Depuis son deuxième court métrage, Weit entfernt, tourné en noir et blanc, où une femme déclare qu’elle voudrait « n’être qu’avec les gens qu’elle aime et ne voir tous les autres qu’une seule fois », se dessine déjà un des fils conducteurs de son œuvre, à savoir la difficulté de comprendre l’autre, au-delà d’une première impression intuitive, et de se faire comprendre en retour, au moyen du langage. La mélancolie de cette impossibilité traverse tous les personnages de ses films, qui face à des questions de maternité, d’amitié, d’amour ou de recherche identitaire savent bien que l’autre restera toujours insaisissable, et que cette altérité fondamentale se rencontre aussi bien à l’intérieur de soi-même. Dans Ich bin den sommer über in Berlin geblieben, Nadine, une jeune écrivaine interprétée à nouveau par la cinéaste, déclare qu’elle voudrait que ses lecteurs puissent la comprendre comme on est touché par la musique, comme une émotion indescriptible mais intimement palpable.
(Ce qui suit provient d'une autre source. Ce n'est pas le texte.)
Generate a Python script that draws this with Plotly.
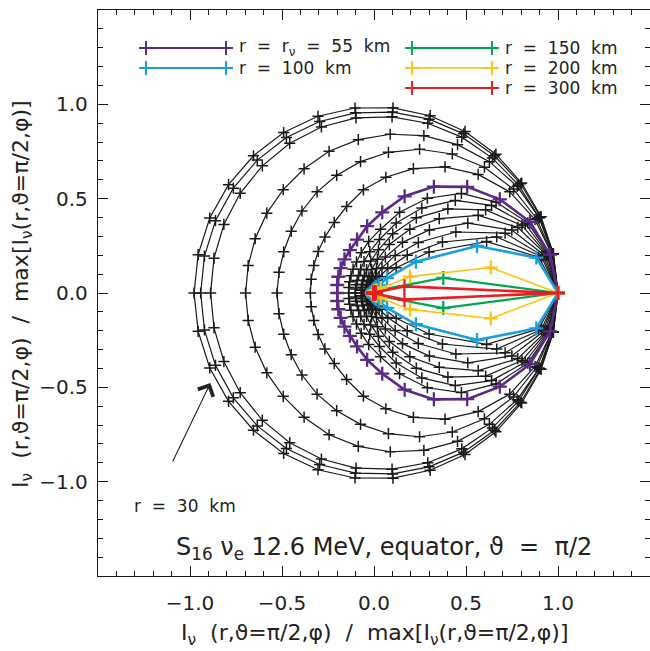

Le cinéma de Schanelec, dénudé de toute interprétation psychologique, s’adresse justement à cette part-là du spectateur. Et elle y parvient avec simplicité et précision, en donnant de l’importance et de la durée à des séquences peu narratives, qui permettent un déplacement du regard vers l’indicible. C’est ce qui échappe à l’explication que Schanelec met à l’épreuve du cinéma, à l’image de Bresson, à qui elle doit son désir de quitter le théâtre pour devenir cinéaste. La densité et le pouvoir évocateur des plans, la dimension elliptique du récit, l’intensité avec laquelle les corps se disposent devant la caméra, la négation de tout faux-semblant de réalité dans le jeu et les dialogues, sont quelques-uns des traits d’une œuvre viscérale, qui explore les multiples possibilités de représentation de la vie humaine, tout en gardant intacte et impénétrable sa part d’énigme.